If the group is seen to be acting against the interests of counter-terrorism operations, it could jeopardise the reputation that it has worked hard to turn around.

The hive mind of Anonymous is a source of pride. The collective has a fluid structure – someone touts an idea, and if it’s popular the swarm gravitates towards it. But this spontaneity can lead to unforeseen consequences. There is no accountability, so it wouldn’t take much for an ill-thought-out plan to go awry. Leaking the wrong information; accusing innocent people; compromising a military operation; these are all examples of what could happen as a result of OCH.

Anonymous has no shortage of opponents in international politics, particularly those on the conservative side – as you can imagine, liberal anti-capitalists calling for political transparency are not darlings of the right. More importantly, it means any mistake, any whiff of wrongdoing, and Anonymous will be pounced on faster than you can say ‘Wikileaks’.

Already, a set of pro-Palestinian Islamic hackers, known as AnonGhost, has reacted to OCH by bringing down several French websites. Even more worrying is another group that posted the Islamic State flag on a number of domains, along with the words: ‘Death to France. Death to Charlie.’

Critics will begin to ask if Anonymous is right to provoke these sorts of reactions – is it fanning the flames of radicalism rather than stamping them out? – and partisan media organisations like Fox News, which the group has previously targeted, will ram home that point to the public.

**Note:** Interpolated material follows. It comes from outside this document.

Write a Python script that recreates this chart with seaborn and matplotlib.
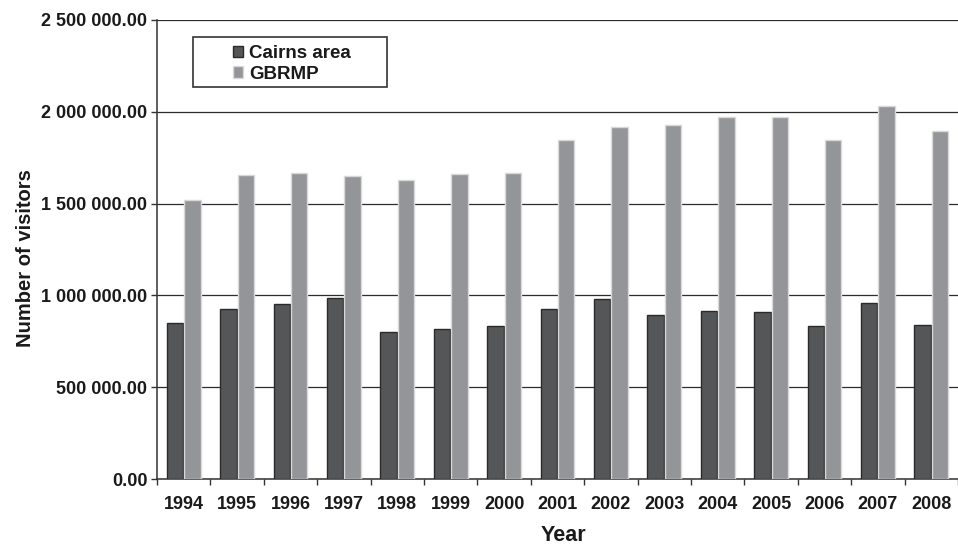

So why is Anonymous risking all the progress it has made in recent times? If Edward Snowden’s leaks taught us anything, it’s that the security services have a surfeit of measures to combat terrorism. In fact, online communication is one of the key sources of information in investigating potential threats. Intelligence operatives won’t be happy if any of their leads go cold because of OCH. Important Anons are already behind bars for messing with the CIA and the group could do without further arrests.

There’s also an argument that OCH is slightly hypocritical. In the United Kingdom, people are allowed to hold radical views. It is when those views amount to inciting hatred that they cross the line into illegality. Anonymous are vehement defenders of freedom of speech, but OCH is shutting down Islamic websites and forums – is that not censorship of a kind?

Ultimately, Anonymous can be a tremendous force for good, particularly at a time when governments and corporations infringe more and more on the privacy and power of ordinary citizens. But the hacktivists’ long-term effectiveness relies on public support. OCH is a risky exercise that could easily backfire and gift ammunition to its critics.

If Anonymous is serious about fighting terrorism, perhaps it could attempt to open lines of communication with security services. If members see anything untoward online, they could report it to those better placed to use the information. This would be a mature and popular approach.

It is understandable that anger and frustration over recent events has lead to the group’s aggressive tactics. To ‘act’ is an intrinsic part of activism. But sometimes there is a more sensible way of furthering a cause.

In the case of cyber warfare, Anons are better off being vigilant than vigilantes.